All lines from the beginning of the listing through the line with "const headerAvg = '13.94';" are to be copied word for word; the pictures are not.

....................

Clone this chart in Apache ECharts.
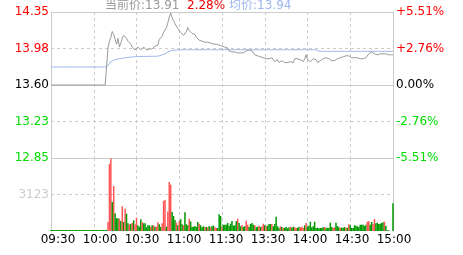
<!DOCTYPE html>
<html><head><meta charset="utf-8">
<script src="https://cdn.jsdelivr.net/npm/echarts@6/dist/echarts.min.js"></script>
<style>html,body{margin:0;padding:0;background:#fff}#c{width:463px;height:255px}</style>
</head><body><div id="c"></div>
<script>
// ---- data ----
const priceLabels = ['12.85','13.23','13.60','13.98','14.35'];
const pctLabels = ['-5.51%','-2.76%','0.00%','+2.76%','+5.51%'];
const volLabels = ['', '3123', ''];
const timeLabels = ['09:30','10:00','10:30','11:00','11:30','13:30','14:00','14:30','15:00'];
const headerPrice = '13.91';
const headerPct = '2.28%';
const headerAvg = '13.94';

const price = [
13.60,13.60,13.60,13.60,13.60,13.60,13.60,13.60,13.60,13.60,
13.60,13.60,13.60,13.60,13.60,13.60,13.60,13.60,13.60,13.60,
13.60,13.60,13.60,13.60,13.60,13.60,13.60,13.60,13.60,13.60,
13.60,13.60,13.60,13.60,13.60,13.60,13.60,13.60,13.60,13.60,
13.98,14.05,14.09,14.15,14.12,14.07,14.02,14.08,13.99,14.03,
14.08,14.11,14.10,14.08,14.05,14.04,14.02,13.99,13.98,13.96,
13.98,13.99,13.97,13.96,13.98,13.99,13.98,13.96,13.95,13.97,
13.98,13.97,13.99,14.00,14.02,14.01,14.07,14.07,14.10,14.14,
14.16,14.19,14.24,14.30,14.34,14.29,14.26,14.23,14.21,14.18,
14.16,14.14,14.12,14.11,14.10,14.15,14.19,14.16,14.14,14.13,
14.12,14.12,14.09,14.07,14.06,14.06,14.05,14.05,14.04,14.04,
14.04,14.03,14.03,14.02,14.02,14.01,14.02,14.01,14.01,14.00,
14.00,14.01,13.99,14.01,13.98,13.95,13.93,13.94,13.95,13.94,
13.93,13.93,13.94,13.93,13.94,13.93,13.93,13.95,13.96,13.96,
13.96,13.95,13.93,13.91,13.89,13.90,13.89,13.89,13.89,13.88,
13.88,13.87,13.88,13.87,13.87,13.88,13.86,13.84,13.85,13.86,
13.83,13.84,13.85,13.84,13.83,13.82,13.83,13.84,13.84,13.83,
13.83,13.87,13.88,13.87,13.87,13.86,13.85,13.84,13.87,13.91,
13.86,13.85,13.84,13.83,13.87,13.89,13.86,13.83,13.84,13.85,
13.86,13.87,13.88,13.88,13.87,13.87,13.86,13.85,13.84,13.85,
13.86,13.87,13.88,13.88,13.89,13.89,13.89,13.90,13.90,13.90,
13.89,13.88,13.88,13.88,13.88,13.88,13.88,13.87,13.87,13.87,
13.88,13.88,13.90,13.92,13.93,13.94,13.92,13.92,13.93,13.91,
13.91,13.92,13.92,13.92,13.92,13.92,13.91,13.91,13.91,13.91,13.91
];

const avgPrice = [
13.785,13.785,13.785,13.785,13.785,13.785,13.785,13.785,13.785,13.785,
13.785,13.785,13.785,13.785,13.785,13.785,13.785,13.785,13.785,13.785,
13.785,13.785,13.785,13.785,13.785,13.785,13.785,13.785,13.785,13.785,
13.785,13.785,13.785,13.785,13.785,13.785,13.785,13.785,13.785,13.785,
13.80,13.82,13.84,13.85,13.855,13.86,13.865,13.87,13.87,13.875,
13.875,13.878,13.88,13.88,13.883,13.885,13.887,13.889,13.89,13.891,
13.892,13.892,13.892,13.893,13.893,13.893,13.894,13.894,13.894,13.894,
13.895,13.895,13.895,13.895,13.895,13.897,13.90,13.905,13.91,13.915,
13.92,13.93,13.94,13.947,13.952,13.955,13.957,13.958,13.959,13.96,
13.962,13.962,13.962,13.962,13.962,13.962,13.962,13.962,13.962,13.962,
13.962,13.962,13.962,13.962,13.962,13.962,13.962,13.962,13.962,13.962,
13.962,13.962,13.962,13.962,13.962,13.962,13.962,13.962,13.962,13.962,
13.962,13.962,13.962,13.962,13.962,13.962,13.962,13.962,13.962,13.962,
13.962,13.962,13.962,13.962,13.962,13.962,13.962,13.962,13.962,13.962,
13.962,13.962,13.962,13.962,13.962,13.962,13.962,13.962,13.962,13.962,
13.962,13.962,13.962,13.962,13.962,13.962,13.962,13.962,13.962,13.962,
13.962,13.962,13.962,13.962,13.962,13.962,13.962,13.962,13.962,13.962,
13.962,13.962,13.962,13.962,13.962,13.962,13.962,13.962,13.962,13.962,
13.962,13.962,13.962,13.962,13.962,13.962,13.962,13.962,13.946,13.946,
13.946,13.946,13.946,13.946,13.946,13.946,13.946,13.946,13.946,13.946,
13.946,13.946,13.946,13.946,13.946,13.946,13.946,13.946,13.946,13.946,
13.946,13.946,13.946,13.946,13.946,13.946,13.946,13.946,13.946,13.946,
13.946,13.946,13.946,13.946,13.946,13.946,13.946,13.946,13.946,13.946,
13.946,13.946,13.946,13.946,13.946,13.946,13.946,13.946,13.946,13.946,13.946
];

const volume = [
86,86,86,86,86,86,86,86,86,86,
86,86,86,86,86,86,86,86,86,86,
86,86,86,86,86,86,86,86,86,86,
86,86,86,86,86,86,86,86,86,86,
770,5735,6200,2482,3852,1515,1087,1087,1053,856,
2114,770,1909,1481,659,574,625,685,916,574,
1138,488,368,1002,770,659,659,317,488,488,
368,488,488,368,368,745,574,342,659,2568,
2654,368,1669,4194,3963,1626,1284,942,710,488,
856,1002,574,488,1601,574,488,1053,813,342,
368,428,342,770,625,488,317,402,317,342,
317,428,317,428,454,317,257,257,1430,1284,
368,539,539,539,685,428,625,856,454,488,
830,1053,685,402,514,342,402,882,539,342,
599,685,539,488,317,368,454,342,402,625,
488,402,454,599,599,599,402,599,1224,402,
257,402,342,257,282,342,231,317,368,282,
368,317,257,282,368,317,368,257,488,685,
368,454,796,317,402,796,257,282,231,257,
257,317,342,231,282,257,710,342,257,317,
710,428,317,282,282,282,342,282,282,574,
488,257,257,488,454,402,342,539,539,539,
428,539,796,830,539,770,599,1027,659,710,
599,625,685,745,796,454,60,60,0,0,2371
];

const volUp = [
0,0,0,0,0,0,0,0,0,0, 0,0,0,0,0,0,0,0,0,0, 0,0,0,0,0,0,0,0,0,0, 0,0,0,0,0,0,0,0,0,0,
1,1,1,0,1,0,0,0,1,0,
1,0,1,0,0,1,0,1,0,1,
1,0,0,0,1,0,0,0,0,0,
1,0,1,0,1,1,0,0,1,1,
1,0,1,1,1,0,0,0,1,0,
1,0,0,1,0,0,0,1,0,0,
0,0,0,0,1,0,0,0,1,0,
1,0,1,0,0,1,1,0,0,0,
1,0,0,0,0,0,0,0,0,0,
0,1,0,0,1,0,0,1,1,0,
0,0,0,1,0,0,1,0,1,1,
0,1,0,0,0,1,0,0,0,0,
0,1,0,1,0,0,0,0,1,0,
0,1,1,0,0,1,1,1,0,1,
0,0,0,0,0,0,0,0,0,0,
0,0,1,0,0,0,0,0,1,1,
0,0,0,1,0,0,0,1,0,1,
0,0,0,0,0,0,0,0,0,0,
0,0,1,1,0,0,1,1,0,0,
0,0,0,0,1,0,0,0,0,0,0
];

// minute categories 09:30-11:30, 13:01-15:00
const times = [];
(function(){
  function push(h,m){ times.push((h<10?'0':'')+h+':'+(m<10?'0':'')+m); }
  for (let t = 9*60+30; t <= 11*60+30; t++) push(Math.floor(t/60), t%60);
  for (let t = 13*60+1; t <= 15*60; t++) push(Math.floor(t/60), t%60);
})();

// ---- chart ----
const FONT = '"DejaVu Sans", "Noto Sans CJK SC", sans-serif';
const GRID = '#cccccc';
const DASH = [3, 3];
const RED = '#ff0000', GREEN = '#00dd00';
const chart = echarts.init(document.getElementById('c'), null, {renderer: 'canvas'});

const catAxisBase = (gi) => ({
  gridIndex: gi, type: 'category', data: times, boundaryGap: false,
  axisLine: {show: false}, axisTick: {show: false}, axisLabel: {show: false},
  splitLine: {show: true, interval: 29, lineStyle: {color: GRID, type: DASH, width: 1}}
});

chart.setOption({
  animation: false,
  backgroundColor: '#fff',
  textStyle: {fontFamily: FONT},
  graphic: [
    {type: 'text', left: 105, top: 0, style: {text: '当前价:' + headerPrice, fill: '#999999', font: '12px ' + FONT}},
    {type: 'text', left: 187, top: 0, style: {text: headerPct, fill: '#ee0000', font: '12px ' + FONT}},
    {type: 'text', left: 229, top: 0, style: {text: '均价:' + headerAvg, fill: '#9db6ee', font: '12px ' + FONT}}
  ],
  grid: [
    {left: 51, top: 12, width: 342, height: 146},
    {left: 51, top: 158, width: 342, height: 73},
    {left: 58, top: 230, width: 336, height: 1}
  ],
  xAxis: [
    catAxisBase(0),
    catAxisBase(1),
    {gridIndex: 2, type: 'category', data: timeLabels, boundaryGap: false,
     axisLine: {show: false}, axisTick: {show: false}, splitLine: {show: false},
     axisLabel: {show: true, interval: 0, margin: 3, fontSize: 12, color: '#000', fontFamily: FONT,
                 showMinLabel: true, showMaxLabel: true}}
  ],
  yAxis: [
    {gridIndex: 0, type: 'value', position: 'left', min: -5.51, max: 5.51, interval: 2.755,
     axisLine: {show: true, lineStyle: {color: GRID}}, axisTick: {show: false},
     axisLabel: {margin: 2, fontSize: 12, fontFamily: FONT,
       formatter: (v, i) => {
         const s = priceLabels[i];
         return (i < 2 ? '{g|' : i === 2 ? '{k|' : '{r|') + s + '}';
       },
       rich: {g: {color: GREEN, fontSize: 12, fontFamily: FONT}, k: {color: '#000', fontSize: 12, fontFamily: FONT}, r: {color: RED, fontSize: 12, fontFamily: FONT}}},
     splitLine: {show: true, lineStyle: {color: GRID, type: DASH}}},
    {gridIndex: 0, type: 'value', position: 'right', min: -5.51, max: 5.51, interval: 2.755,
     axisLine: {show: true, lineStyle: {color: GRID}}, axisTick: {show: false},
     axisLabel: {margin: 3, fontSize: 12, fontFamily: FONT,
       formatter: (v, i) => {
         const s = pctLabels[i];
         return (i < 2 ? '{g|' : i === 2 ? '{k|' : '{r|') + s + '}';
       },
       rich: {g: {color: GREEN, fontSize: 12, fontFamily: FONT}, k: {color: '#000', fontSize: 12, fontFamily: FONT}, r: {color: RED, fontSize: 12, fontFamily: FONT}}},
     splitLine: {show: false}},
    {gridIndex: 0, type: 'value', min: 12.85, max: 14.35, show: false},
    {gridIndex: 0, type: 'value', min: -5.51, max: 5.51, interval: 5.51,
     axisLine: {show: false}, axisTick: {show: false}, axisLabel: {show: false},
     splitLine: {show: true, lineStyle: {color: GRID, type: 'solid'}}},
    {gridIndex: 1, type: 'value', position: 'left', min: 0, max: 6246, interval: 3123,
     axisLine: {show: true, lineStyle: {color: GRID}}, axisTick: {show: false},
     axisLabel: {margin: 2, fontSize: 12, color: '#cccccc', fontFamily: FONT,
                 formatter: (v, i) => volLabels[i] || ''},
     splitLine: {show: true, showMinLine: false, showMaxLine: false, lineStyle: {color: GRID, type: DASH}}},
    {gridIndex: 1, type: 'value', position: 'right', min: 0, max: 6246, interval: 3123,
     axisLine: {show: true, lineStyle: {color: GRID}}, axisTick: {show: false},
     axisLabel: {show: false}, splitLine: {show: false}},
    {gridIndex: 2, type: 'value', show: false}
  ],
  series: [
    {type: 'line', name: 'avg', xAxisIndex: 0, yAxisIndex: 2, data: avgPrice,
     showSymbol: false, symbol: 'none', lineStyle: {color: '#9db6ee', width: 1}, itemStyle: {color: '#9db6ee'}, silent: true},
    {type: 'line', name: 'price', xAxisIndex: 0, yAxisIndex: 2, data: price,
     showSymbol: false, symbol: 'none', lineStyle: {color: '#999999', width: 1}, itemStyle: {color: '#999999'}, silent: true},
    {type: 'bar', name: 'vol', xAxisIndex: 1, yAxisIndex: 4, data: volume, barWidth: 1.5, silent: true,
     itemStyle: {color: (p) => volUp[p.dataIndex] ? '#ff5555' : '#009900'}}
  ]
});
</script></body></html>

....................

▶ **THE RESPONSE**
Clone this chart in Apache ECharts.
<!DOCTYPE html>
<html><head><meta charset="utf-8">
<script src="https://cdn.jsdelivr.net/npm/echarts@6/dist/echarts.min.js"></script>
<style>html,body{margin:0;padding:0;background:#fff}#c{width:463px;height:255px}</style>
</head><body><div id="c"></div>
<script>
// ---- data ----
const priceLabels = ['12.85','13.23','13.60','13.98','14.35'];
const pctLabels = ['-5.51%','-2.76%','0.00%','+2.76%','+5.51%'];
const volLabels = ['', '3123', ''];
const timeLabels = ['09:30','10:00','10:30','11:00','11:30','13:30','14:00','14:30','15:00'];
const headerPrice = '13.91';
const headerPct = '2.28%';
const headerAvg = '13.94';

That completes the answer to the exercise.